3. (1) А теперь я поведу свое рассуждение дальше и докажу тебе, что не все то зло, что злом кажется. Начну с того, что вещи, которые ты зовешь трудностями, превратностями и ужасными бедствиями, не являются таковыми, во-первых, для тех, на чью долю они выпали, во-вторых, для человечества в целом, о котором боги заботятся больше, чем об отдельных людях; что, кроме того, те, кому выпадет подобная злая участь, принимают ее добровольно, а если не желают принимать, то заслуживают такой участи. Затем я покажу тебе, что это приключается с добрыми людьми по воле рока и по тому же самому закону, по которому они добрые люди. Наконец, я постараюсь убедить тебя никогда не жалеть доброго мужа, ибо он может иногда казаться достойным жалости, но не может им быть.
(2) Труднее всего мне будет исполнить первое мое обещание: доказать, что вещи, вызывающие у нас страх и трепет, идут на пользу тем самым людям, которым достаются. Ты спросишь: «Неужели им на пользу ссылка, нищета, утрата детей и жены, позор или болезнь?» Если тебе не верится, что это может пойти кому-нибудь на пользу, то ты не поверишь также и в лечение огнем и железом, или голодом и жаждой. Но если ты, поразмыслив, согласишься, что некоторым ради исцеления отпиливают и вынимают кости, другим вытягивают наружу жилы, а иным ампутируют конечности, которые нельзя сохранить без угрозы гибели всего тела, то ты, может быть, позволишь убедить себя и в том, что некоторые неприятности приносят пользу тем, на чью долю достаются. Ведь точно так же, клянусь Геркулесом, многие вещи, которые все хвалят и к которым стремятся, приносят вред тем, кто ими наслаждается, вроде обжорства, пьянства и прочих подобных и губительных удовольствий.
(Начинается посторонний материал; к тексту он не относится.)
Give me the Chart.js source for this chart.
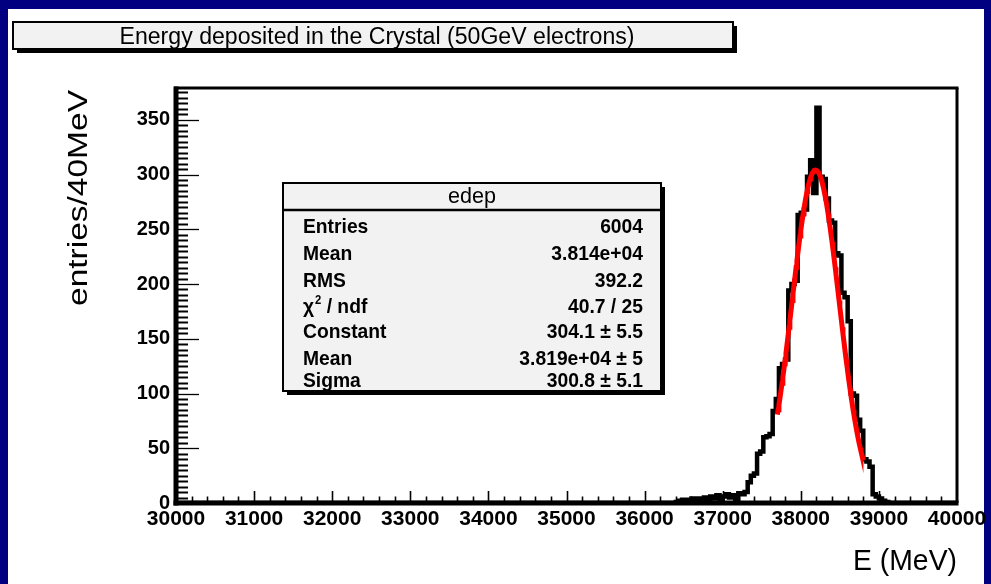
<!DOCTYPE html>
<html>
<head>
<meta charset="utf-8">
<title>Energy deposited in the Crystal</title>
<script src="https://cdn.jsdelivr.net/npm/chart.js@4.4.1/dist/chart.umd.min.js"></script>
<style>
  html, body { margin: 0; padding: 0; background: #000080; overflow: hidden; }
  canvas { display: block; }
</style>
</head>
<body>
<canvas id="edep" width="991" height="584"></canvas>
<script>
// ---- histogram content ----
const histTitle = 'Energy deposited in the Crystal (50GeV electrons)';
const xTitle = 'E (MeV)';
const yTitle = 'entries/40MeV';

const xMin = 30000;
const xMax = 40000;
const binWidth = 40;          // MeV per bin
const yMax = 379;

// entries per 40 MeV bin, starting at the bin whose low edge is firstBinLow
const firstBinLow = 36400;
const counts = [
  1, 2, 3, 2, 3, 4, 2, 4, 3, 5,            // 36400 - 36760
  3, 6, 4, 7, 2, 6, 8, 5, 7, 2,            // 36800 - 37160
  9, 8, 10, 19, 25, 27, 45, 47, 60, 61,    // 37200 - 37560
  63, 84, 95, 123, 127, 131, 194, 200, 203, 263,  // 37600 - 37960
  265, 268, 298, 313, 283, 361, 298, 296, 278, 258, // 38000 - 38360
  256, 228, 226, 192, 188, 166, 100, 98, 76, 66,  // 38400 - 38760
  40, 38, 33, 8, 6, 4, 2, 1                // 38800 - 39080
];

const xTickValues = [30000, 31000, 32000, 33000, 34000, 35000, 36000, 37000, 38000, 39000, 40000];
const yTickValues = [0, 50, 100, 150, 200, 250, 300, 350];
const xMinorStep = 200;
const yMinorStep = 5;

// gaussian fit result
const fitConstant = 304.1;
const fitMean = 38190;
const fitSigma = 300.8;
const fitRange = [37700, 38800];

// statistics box
const statsName = 'edep';
const statsLabels = ['Entries', 'Mean', 'RMS', 'CHI2', 'Constant', 'Mean', 'Sigma'];
const statsValues = ['6004', '3.814e+04', '392.2', '40.7 / 25', '304.1 \u00b1 5.5', '3.819e+04 \u00b1 5', '300.8 \u00b1 5.1'];

// ---- build the datasets ----
const histPoints = [];
for (let lo = xMin; lo < xMax; lo += binWidth) {
  const k = Math.round((lo - firstBinLow) / binWidth);
  histPoints.push({ x: lo, y: (k >= 0 && k < counts.length) ? counts[k] : 0 });
}
histPoints.push({ x: xMax, y: 0 });

const fitPoints = [];
for (let e = fitRange[0]; e <= fitRange[1]; e += 10) {
  const z = (e - fitMean) / fitSigma;
  fitPoints.push({ x: e, y: fitConstant * Math.exp(-0.5 * z * z) });
}

const FONT = "'Liberation Sans', Arial, Helvetica, sans-serif";

// draws text squeezed / stretched horizontally to a given width
function fitText(ctx, text, x, y, width, font, align) {
  ctx.save();
  ctx.font = font;
  const w = ctx.measureText(text).width;
  ctx.translate(x, y);
  ctx.scale(width / w, 1);
  ctx.textAlign = align;
  ctx.textBaseline = 'alphabetic';
  ctx.fillText(text, 0, 0);
  ctx.restore();
}

function paveBox(ctx, l, t, r, b) {
  ctx.fillStyle = '#000';
  ctx.fillRect(l + 4, t + 4, r - l, b - t);
  ctx.fillStyle = '#f2f2f2';
  ctx.fillRect(l, t, r - l, b - t);
  ctx.strokeStyle = '#000';
  ctx.lineWidth = 2;
  ctx.strokeRect(l, t, r - l, b - t);
}

const rootStyle = {
  id: 'rootStyle',
  beforeDraw(chart) {
    const ctx = chart.ctx;
    ctx.save();
    ctx.fillStyle = '#000080';
    ctx.fillRect(0, 0, chart.width, chart.height);
    ctx.fillStyle = '#ffffff';
    ctx.fillRect(8, 9, 976, chart.height - 9);
    ctx.restore();
  },
  afterDraw(chart) {
    const ctx = chart.ctx;
    const xs = chart.scales.x, ys = chart.scales.y;
    const { left: L, right: R, top: T, bottom: B } = chart.chartArea;
    ctx.save();
    ctx.strokeStyle = '#000';
    ctx.lineCap = 'butt';

    // y ticks (inside the frame)
    for (let v = yMinorStep; v < yMax; v += yMinorStep) {
      const y = Math.round(ys.getPixelForValue(v)) + 0.5;
      const major = v % 50 === 0;
      ctx.lineWidth = major ? 1.3 : 2;
      ctx.beginPath();
      ctx.moveTo(L, y);
      ctx.lineTo(L + (major ? 23 : 12), y);
      ctx.stroke();
    }
    // x ticks
    for (let v = xMin + xMinorStep; v < xMax; v += xMinorStep) {
      const x = Math.round(xs.getPixelForValue(v)) + 0.5;
      const major = v % 1000 === 0;
      ctx.lineWidth = 1.6;
      ctx.beginPath();
      ctx.moveTo(x, B);
      ctx.lineTo(x, B - (major ? 12 : 6.5));
      ctx.stroke();
    }

    // frame: thick axes, thinner top / right edges
    ctx.lineWidth = 3;
    ctx.beginPath(); ctx.moveTo(L - 2, T); ctx.lineTo(R + 1.5, T); ctx.stroke();
    ctx.beginPath(); ctx.moveTo(R, T); ctx.lineTo(R, B); ctx.stroke();
    ctx.lineWidth = 5;
    ctx.beginPath(); ctx.moveTo(L, T - 1.5); ctx.lineTo(L, B + 2.5); ctx.stroke();
    ctx.beginPath(); ctx.moveTo(L - 2.5, B); ctx.lineTo(R + 1.5, B); ctx.stroke();

    // title pave
    paveBox(ctx, 13, 22, 733, 49);
    ctx.fillStyle = '#000';
    fitText(ctx, histTitle, 377, 44, 515, '23px ' + FONT, 'center');

    // axis titles
    fitText(ctx, xTitle, R, 570, 104, '30px ' + FONT, 'right');
    ctx.save();
    ctx.translate(87, 90);
    ctx.rotate(-Math.PI / 2);
    fitText(ctx, yTitle, 0, 0, 216, '27px ' + FONT, 'right');
    ctx.restore();

    // statistics pave
    const sl = 283, st = 183, sr = 661, sb = 391;
    paveBox(ctx, sl, st, sr, sb);
    ctx.lineWidth = 2.5;
    ctx.beginPath(); ctx.moveTo(sl, 210); ctx.lineTo(sr, 210); ctx.stroke();
    ctx.fillStyle = '#000';
    fitText(ctx, statsName, (sl + sr) / 2, 203, 48, '22px ' + FONT, 'center');

    const baselines = [233, 260, 287, 313, 338, 365, 387];
    const rowFont = 'bold 20.5px ' + FONT;
    const squeeze = 0.94;
    const drawRow = (text, x, y, align) => {
      ctx.save();
      ctx.translate(x, y);
      ctx.scale(squeeze, 1);
      ctx.font = rowFont;
      ctx.textAlign = align;
      ctx.fillText(text, 0, 0);
      ctx.restore();
    };
    statsLabels.forEach((lab, i) => {
      const yb = baselines[i];
      if (lab === 'CHI2') {
        ctx.save();
        ctx.translate(303, yb);
        ctx.scale(squeeze, 1);
        ctx.textAlign = 'left';
        ctx.font = rowFont;
        let x = 0;
        ctx.fillText('\u03c7', x, 0);
        x += ctx.measureText('\u03c7').width + 1;
        ctx.font = 'bold 12px ' + FONT;
        ctx.fillText('2', x, -9);
        x += ctx.measureText('2').width;
        ctx.font = rowFont;
        ctx.fillText(' / ndf', x, 0);
        ctx.restore();
      } else {
        drawRow(lab, 303, yb, 'left');
      }
      drawRow(statsValues[i], 643, yb, 'right');
    });
    ctx.restore();
  }
};

new Chart(document.getElementById('edep'), {
  type: 'line',
  data: {
    datasets: [
      {
        label: 'gaus fit',
        data: fitPoints,
        borderColor: '#ff0000',
        borderWidth: 5,
        pointRadius: 0,
        tension: 0,
        fill: false,
        order: 0
      },
      {
        label: statsName,
        data: histPoints,
        stepped: true,
        borderColor: '#000000',
        borderWidth: 4.5,
        borderJoinStyle: 'miter',
        borderCapStyle: 'butt',
        pointRadius: 0,
        fill: false,
        order: 1
      }
    ]
  },
  options: {
    responsive: false,
    animation: false,
    devicePixelRatio: 1,
    events: [],
    layout: { padding: { left: 8, right: 34, top: 88, bottom: 0 } },
    plugins: { legend: { display: false }, tooltip: { enabled: false }, title: { display: false } },
    scales: {
      x: {
        type: 'linear',
        min: xMin,
        max: xMax,
        grid: { display: false, drawTicks: false },
        border: { display: false },
        afterBuildTicks: s => { s.ticks = xTickValues.map(v => ({ value: v })); },
        afterFit: s => { s.height = 81; },
        ticks: {
          color: '#000',
          font: { family: FONT, size: 21, weight: 'bold' },
          padding: 4,
          maxRotation: 0,
          autoSkip: false,
          callback: v => String(v)
        }
      },
      y: {
        type: 'linear',
        min: 0,
        max: yMax,
        grid: { display: false, drawTicks: false },
        border: { display: false },
        afterBuildTicks: s => { s.ticks = yTickValues.map(v => ({ value: v })); },
        afterFit: s => { s.width = 168; },
        ticks: {
          color: '#000',
          font: { family: FONT, size: 20, weight: 'bold' },
          padding: 6,
          autoSkip: false,
          callback: v => String(v)
        }
      }
    }
  },
  plugins: [rootStyle]
});
</script>
</body>
</html>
(3) Среди многих великолепных изречений нашего Деметрия есть одно, которое я услыхал совсем недавно; оно еще не отзвучало и до сих пор дрожит в моих ушах: «На мой взгляд, — сказал он, — нет существа более несчастного, чем тот, кому не встретилось в жизни ни одного препятствия». Это значит, что ему не удалось испытать себя. Пусть сбывалось все, что он пожелает, пусть даже прежде, чем он пожелает, — все равно, боги вынесли ему плохой приговор. Его сочли недостойным поединка с фортуной и, возможно, победы над ней; а от трусов фортуна всегда бежит прочь, словно говоря: «К чему мне такой противник? Он сразу бросит оружие. Мне не придется пускать в ход свою силу: он либо сбежит от простой угрозы, либо свалится замертво при виде моего лица. Придется поискать другого, с кем я могла бы скрестить оружие. Стыдно вызывать на бой человека, заранее готового сдаться». (4) Если гладиатору дают неравного противника, он расценивает это как бесчестие, ибо знает, что победа без риска — победа без славы. Так же и фортуна: она ищет себе равных, самых доблестных, а других обходит с презрением. Она нападает на самых упорных и несгибаемых, ей нужен противник, с которым она могла бы помериться всей своей силой: она испытывает Муция огнем, Фабриция бедностью, Рутилия ссылкой, Регула пыткой, Сократа ядом, Катона смертью[120]
. Лишь злая судьба открывает нам великие примеры.(5) Неужели несчастлив Муций, оттого что попирал своею десницей огонь вражеского костра и сам себя приговорил к наказанию за ошибку? Может быть, он несчастлив оттого, что обгорелая его рука обратила в бегство царя, чего не смогла сделать рука здоровая и вооруженная? Разве он был бы счастливее, грея свою руку на груди у подруги?
(6) Неужели несчастлив Фабриций, оттого что в свободное от государственных дел время он пахал свое поле? Оттого что обедал, сидя у очага, только что выполотыми из пашни кореньями и сорными травами, он, триумфатор и дряхлый старик? Может быть, он был бы счастливее, набивая брюхо редкими рыбами от дальних берегов и чужеземными птицами, глотая ракушки Верхнего и Нижнего морей[121]
в надежде возбудить аппетит в вялом желудке, страдающем несварением и тошнотой; окружая грудами плодов первоклассную дичь, поимка которой стоила жизни не одному охотнику?